[Entries with chart source code]
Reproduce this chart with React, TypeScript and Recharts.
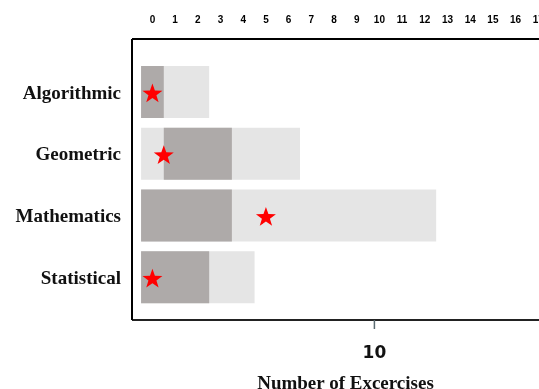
import { ComposedChart, Bar, Scatter, XAxis, YAxis, Label } from 'recharts'

const categories = ['Algorithmic', 'Geometric', 'Mathematics', 'Statistical']
const totalCounts = [3, 7, 13, 5]
const rangeLow = [0, 1, 0, 0]
const rangeHigh = [1, 4, 4, 3]
const starValues = [0.5, 1, 5.5, 0.5]
const topTicks = [0, 1, 2, 3, 4, 5, 6, 7, 8, 9, 10, 11, 12, 13, 14, 15, 16, 17]
const bottomTicks = [10]

const data = categories.map((name, i) => ({
  name,
  total: totalCounts[i],
  range: [rangeLow[i], rangeHigh[i]],
  star: starValues[i]
}))

function Star(props: any) {
  const { cx, cy } = props
  if (cx == null || cy == null) return null
  const outer = 10.5
  const inner = 4.2
  const y0 = cy + 2
  const pts: string[] = []
  for (let k = 0; k < 10; k++) {
    const r = k % 2 === 0 ? outer : inner
    const a = -Math.PI / 2 + (k * Math.PI) / 5
    pts.push(`${cx + r * Math.cos(a)},${y0 + r * Math.sin(a)}`)
  }
  return <polygon points={pts.join(' ')} fill="#ff0000" />
}

export default function App() {
  return (
    <div style={{ position: 'fixed', left: 8, top: 8, width: 531, height: 381, overflow: 'hidden' }}>
      <ComposedChart
        width={531}
        height={381}
        layout="vertical"
        data={data}
        margin={{ top: 0, right: 0, bottom: 0, left: 0 }}
        barSize={52}
        barGap={-52}
      >
        <XAxis
          xAxisId="bars"
          type="number"
          orientation="top"
          domain={[-0.4, 17.53]}
          allowDataOverflow
          height={0}
          hide
        />
        <XAxis
          xAxisId="top"
          orientation="top"
          type="number"
          domain={[-0.9, 17.03]}
          allowDataOverflow
          ticks={topTicks}
          interval={0}
          height={31}
          tickLine={false}
          tickSize={0}
          tickMargin={16}
          axisLine={{ stroke: '#000', strokeWidth: 2 }}
          tick={{ fontSize: 10, fontFamily: 'Liberation Sans', fontWeight: 'bold', fill: '#000' }}
        />
        <XAxis
          xAxisId="bottom"
          orientation="bottom"
          type="number"
          domain={[0, 16.79]}
          allowDataOverflow
          ticks={bottomTicks}
          height={69}
          tickSize={9}
          tickMargin={17}
          tickLine={{ stroke: '#5a6a70', strokeWidth: 1.5 }}
          axisLine={{ stroke: '#222', strokeWidth: 2 }}
          tick={{ fontSize: 17, fontFamily: 'DejaVu Sans', fontWeight: 'bold', fill: '#111' }}
        >
          <Label
            value="Number of Excercises"
            position="insideBottom"
            offset={0}
            dx={10}
            style={{ fontSize: 19, fontFamily: 'Liberation Serif', fontWeight: 'bold', fill: '#111' }}
          />
        </XAxis>
        <YAxis
          type="category"
          dataKey="name"
          width={124}
          padding={{ top: 22, bottom: 12 }}
          tickLine={false}
          tickSize={0}
          tickMargin={11}
          axisLine={{ stroke: '#000', strokeWidth: 2 }}
          tick={{ fontSize: 19, fontFamily: 'Liberation Serif', fontWeight: 'bold', fill: '#111' }}
        />
        <Bar xAxisId="bars" dataKey="total" fill="#e5e5e5" isAnimationActive={false} />
        <Bar xAxisId="bars" dataKey="range" fill="#aeaaa9" isAnimationActive={false} />
        <Scatter xAxisId="bars" dataKey="star" shape={<Star />} isAnimationActive={false} />
      </ComposedChart>
    </div>
  )
}
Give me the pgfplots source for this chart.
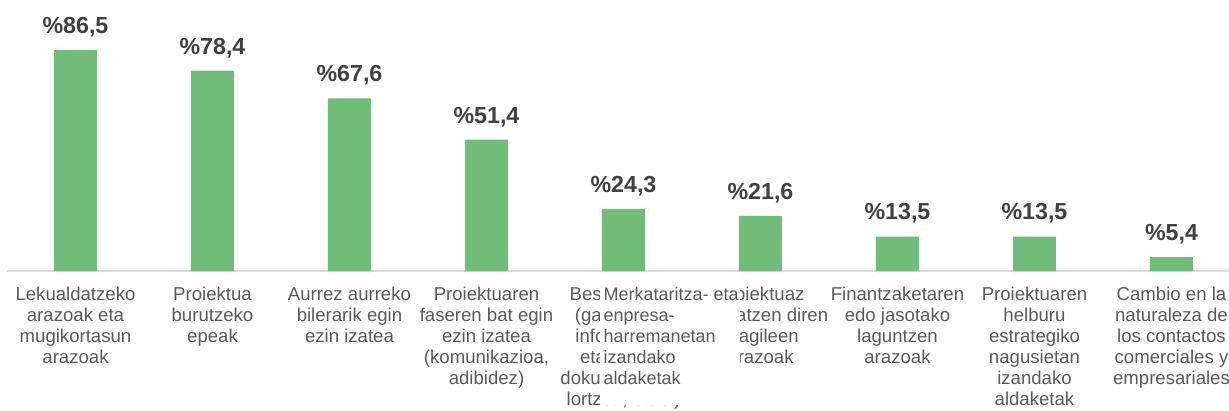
\documentclass[border=0pt]{standalone}
\usepackage{fontspec}
\setmainfont{Liberation Sans}
\usepackage{pgfplots}
\pgfplotsset{compat=1.18}
\definecolor{barg}{RGB}{115,187,122}
\definecolor{lblgray}{RGB}{89,89,89}
\definecolor{valgray}{RGB}{64,64,64}
\definecolor{axgray}{RGB}{217,217,217}
\begin{document}
\begin{tikzpicture}
\begin{axis}[
    scale only axis,
    width=611pt, height=127.75pt,
    xmin=-0.5, xmax=8.42, ymin=0, ymax=100,
    axis x line=bottom, axis y line=none,
    x axis line style={-, draw=axgray, line width=1pt},
    xtick={0,...,8}, major tick length=0pt,
    xticklabels={
        {Lekualdatzeko\\arazoak eta\\mugikortasun\\arazoak},
        {Proiektua\\burutzeko\\epeak},
        {Aurrez aurreko\\bilerarik egin\\ezin izatea},
        {Proiektuaren\\faseren bat egin\\ezin izatea\\(komunikazioa,\\adibidez)},
        {Beste batzuk\\(gaiei buruz\\informazioa\\eta datuak\\dokumentazioa\\lortzea, etab.)},
        {Proiektuaz\\arduratzen diren\\eragileen\\arazoak},
        {Finantzaketaren\\edo jasotako\\laguntzen\\arazoak},
        {Proiektuaren\\helburu\\estrategiko\\nagusietan\\izandako\\aldaketak},
        {Cambio en la\\naturaleza de\\los contactos\\comerciales y\\empresariales}},
    xticklabel style={font=\fontsize{9.3}{10.5}\selectfont, text=lblgray,
        align=center, anchor=north, inner sep=0pt, yshift=-8pt},
    clip=false,
    nodes near coords={\%\pgfmathprintnumber[fixed,fixed zerofill,precision=1,use comma,assume math mode=true]{\pgfplotspointmeta}},
    every node near coord/.append style={font=\fontsize{11.6}{13}\selectfont\bfseries,
        text=valgray, anchor=base, inner sep=0pt, yshift=8.3pt},
]
\addplot[ybar, bar width=21.5pt, fill=barg, draw=none] coordinates {
    (0,86.5) (1,78.4) (2,67.6) (3,51.4) (4,24.3) (5,21.6) (6,13.5) (7,13.5) (8,5.4)};
\coordinate (o) at (rel axis cs:0,0);
\coordinate (ovl) at (axis cs:3.83,0);
\coordinate (ovr) at (axis cs:4.85,0);
\end{axis}
% overlapping label as in the source chart
\fill[white] ([yshift=-7pt]ovl) rectangle ([yshift=-67pt]ovr);
\node[anchor=north west, inner sep=0pt, align=left, text=lblgray,
    font=\fontsize{9pt}{10.5pt}\selectfont] at ([xshift=1.5pt,yshift=-8pt]ovl)
    {Merkataritza- eta\\enpresa-\\harremanetan\\izandako\\aldaketak};
\pgfresetboundingbox
\path[use as bounding box] ([shift={(-3.5pt,-70pt)}]o) rectangle ([shift={(611pt,135.5pt)}]o);
\end{tikzpicture}
\end{document}
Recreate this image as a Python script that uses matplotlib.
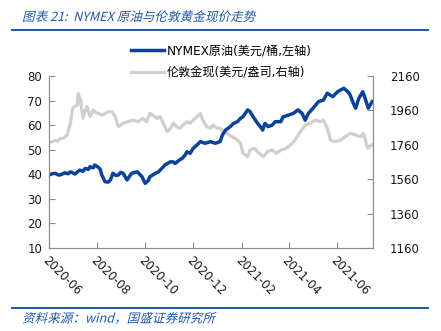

◆ WHAT YOU NEED TO DO
Give the data above again in full and unchanged, skipping the pictures.

◆ RESPONSE TO THIS TASK
Reproduce this chart with React, TypeScript and Recharts.
import { ComposedChart, Bar, Scatter, XAxis, YAxis, Label } from 'recharts'

const categories = ['Algorithmic', 'Geometric', 'Mathematics', 'Statistical']
const totalCounts = [3, 7, 13, 5]
const rangeLow = [0, 1, 0, 0]
const rangeHigh = [1, 4, 4, 3]
const starValues = [0.5, 1, 5.5, 0.5]
const topTicks = [0, 1, 2, 3, 4, 5, 6, 7, 8, 9, 10, 11, 12, 13, 14, 15, 16, 17]
const bottomTicks = [10]

const data = categories.map((name, i) => ({
  name,
  total: totalCounts[i],
  range: [rangeLow[i], rangeHigh[i]],
  star: starValues[i]
}))

function Star(props: any) {
  const { cx, cy } = props
  if (cx == null || cy == null) return null
  const outer = 10.5
  const inner = 4.2
  const y0 = cy + 2
  const pts: string[] = []
  for (let k = 0; k < 10; k++) {
    const r = k % 2 === 0 ? outer : inner
    const a = -Math.PI / 2 + (k * Math.PI) / 5
    pts.push(`${cx + r * Math.cos(a)},${y0 + r * Math.sin(a)}`)
  }
  return <polygon points={pts.join(' ')} fill="#ff0000" />
}

export default function App() {
  return (
    <div style={{ position: 'fixed', left: 8, top: 8, width: 531, height: 381, overflow: 'hidden' }}>
      <ComposedChart
        width={531}
        height={381}
        layout="vertical"
        data={data}
        margin={{ top: 0, right: 0, bottom: 0, left: 0 }}
        barSize={52}
        barGap={-52}
      >
        <XAxis
          xAxisId="bars"
          type="number"
          orientation="top"
          domain={[-0.4, 17.53]}
          allowDataOverflow
          height={0}
          hide
        />
        <XAxis
          xAxisId="top"
          orientation="top"
          type="number"
          domain={[-0.9, 17.03]}
          allowDataOverflow
          ticks={topTicks}
          interval={0}
          height={31}
          tickLine={false}
          tickSize={0}
          tickMargin={16}
          axisLine={{ stroke: '#000', strokeWidth: 2 }}
          tick={{ fontSize: 10, fontFamily: 'Liberation Sans', fontWeight: 'bold', fill: '#000' }}
        />
        <XAxis
          xAxisId="bottom"
          orientation="bottom"
          type="number"
          domain={[0, 16.79]}
          allowDataOverflow
          ticks={bottomTicks}
          height={69}
          tickSize={9}
          tickMargin={17}
          tickLine={{ stroke: '#5a6a70', strokeWidth: 1.5 }}
          axisLine={{ stroke: '#222', strokeWidth: 2 }}
          tick={{ fontSize: 17, fontFamily: 'DejaVu Sans', fontWeight: 'bold', fill: '#111' }}
        >
          <Label
            value="Number of Excercises"
            position="insideBottom"
            offset={0}
            dx={10}
            style={{ fontSize: 19, fontFamily: 'Liberation Serif', fontWeight: 'bold', fill: '#111' }}
          />
        </XAxis>
        <YAxis
          type="category"
          dataKey="name"
          width={124}
          padding={{ top: 22, bottom: 12 }}
          tickLine={false}
          tickSize={0}
          tickMargin={11}
          axisLine={{ stroke: '#000', strokeWidth: 2 }}
          tick={{ fontSize: 19, fontFamily: 'Liberation Serif', fontWeight: 'bold', fill: '#111' }}
        />
        <Bar xAxisId="bars" dataKey="total" fill="#e5e5e5" isAnimationActive={false} />
        <Bar xAxisId="bars" dataKey="range" fill="#aeaaa9" isAnimationActive={false} />
        <Scatter xAxisId="bars" dataKey="star" shape={<Star />} isAnimationActive={false} />
      </ComposedChart>
    </div>
  )
}
Give me the pgfplots source for this chart.
\documentclass[border=0pt]{standalone}
\usepackage{fontspec}
\setmainfont{Liberation Sans}
\usepackage{pgfplots}
\pgfplotsset{compat=1.18}
\definecolor{barg}{RGB}{115,187,122}
\definecolor{lblgray}{RGB}{89,89,89}
\definecolor{valgray}{RGB}{64,64,64}
\definecolor{axgray}{RGB}{217,217,217}
\begin{document}
\begin{tikzpicture}
\begin{axis}[
    scale only axis,
    width=611pt, height=127.75pt,
    xmin=-0.5, xmax=8.42, ymin=0, ymax=100,
    axis x line=bottom, axis y line=none,
    x axis line style={-, draw=axgray, line width=1pt},
    xtick={0,...,8}, major tick length=0pt,
    xticklabels={
        {Lekualdatzeko\\arazoak eta\\mugikortasun\\arazoak},
        {Proiektua\\burutzeko\\epeak},
        {Aurrez aurreko\\bilerarik egin\\ezin izatea},
        {Proiektuaren\\faseren bat egin\\ezin izatea\\(komunikazioa,\\adibidez)},
        {Beste batzuk\\(gaiei buruz\\informazioa\\eta datuak\\dokumentazioa\\lortzea, etab.)},
        {Proiektuaz\\arduratzen diren\\eragileen\\arazoak},
        {Finantzaketaren\\edo jasotako\\laguntzen\\arazoak},
        {Proiektuaren\\helburu\\estrategiko\\nagusietan\\izandako\\aldaketak},
        {Cambio en la\\naturaleza de\\los contactos\\comerciales y\\empresariales}},
    xticklabel style={font=\fontsize{9.3}{10.5}\selectfont, text=lblgray,
        align=center, anchor=north, inner sep=0pt, yshift=-8pt},
    clip=false,
    nodes near coords={\%\pgfmathprintnumber[fixed,fixed zerofill,precision=1,use comma,assume math mode=true]{\pgfplotspointmeta}},
    every node near coord/.append style={font=\fontsize{11.6}{13}\selectfont\bfseries,
        text=valgray, anchor=base, inner sep=0pt, yshift=8.3pt},
]
\addplot[ybar, bar width=21.5pt, fill=barg, draw=none] coordinates {
    (0,86.5) (1,78.4) (2,67.6) (3,51.4) (4,24.3) (5,21.6) (6,13.5) (7,13.5) (8,5.4)};
\coordinate (o) at (rel axis cs:0,0);
\coordinate (ovl) at (axis cs:3.83,0);
\coordinate (ovr) at (axis cs:4.85,0);
\end{axis}
% overlapping label as in the source chart
\fill[white] ([yshift=-7pt]ovl) rectangle ([yshift=-67pt]ovr);
\node[anchor=north west, inner sep=0pt, align=left, text=lblgray,
    font=\fontsize{9pt}{10.5pt}\selectfont] at ([xshift=1.5pt,yshift=-8pt]ovl)
    {Merkataritza- eta\\enpresa-\\harremanetan\\izandako\\aldaketak};
\pgfresetboundingbox
\path[use as bounding box] ([shift={(-3.5pt,-70pt)}]o) rectangle ([shift={(611pt,135.5pt)}]o);
\end{tikzpicture}
\end{document}
Recreate this image as a Python script that uses matplotlib.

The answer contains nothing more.